In Germany, a senior lawmaker in Chancellor Angela Merkel's conservative party said a further cut in the rate on emergency loans to Greece, already reduced by one percentage point in March, would be justified if it carried out further reforms.

 

Michael Meister, finance policy spokesman of Merkel's Christian Democrats, told German radio he opposed any idea that Athens should restructure its debt or that it should consider leaving the euro zone. The calls for lower interest rates came after a select group of top euro zone policymakers held not-so-secret talks in Luxembourg on Friday evening on how to stem the crisis.

 

The cost of insuring Greek, Irish and Portuguese debt against default rose further and European shares fell on signs the three states are mounting a bidding war for easier terms by pointing to concessions made to each other. A report by German magazine Der Spiegel on Friday alleging that Greece was considering leaving the euro zone drew indignant denials from Athens and EU ministers. A Greek exit from the euro had never been under discussion publically.

 

Euro zone and EU finance ministers are due to meet next week to approve a 78 billion euro rescue for Portugal amid lingering uncertainty over whether Finland, which has a caretaker government and has not yet begun talks on a new coalition, will be in a position to give the required agreement.

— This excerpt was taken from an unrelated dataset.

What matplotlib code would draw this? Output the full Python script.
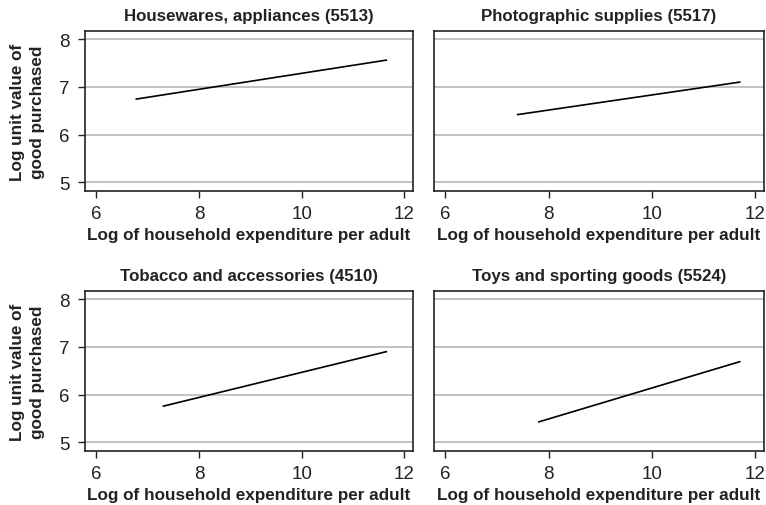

Pressure is mounting for those meetings to deliver decisions on Ireland and Greece as well, but euro zone sources said no action was likely on Greece until June at the earliest.

 

Greece, which has a debt mountain of nearly 150 percent of gross domestic product, is supposed to raise 27 billion euros in the market in 2012, according to the existing rescue plan.

 

It is likely that Greece will have to reduce its debt substantially by a mixture of rescheduling maturities, lower interest rates and convincing private investors to take voluntary losses to avoid a disorderly default. There is also concern that Ireland will be unable to repay its debt, set to reach 120 percent of GDP, and will face mounting political pressure to make bank bondholders share the cost.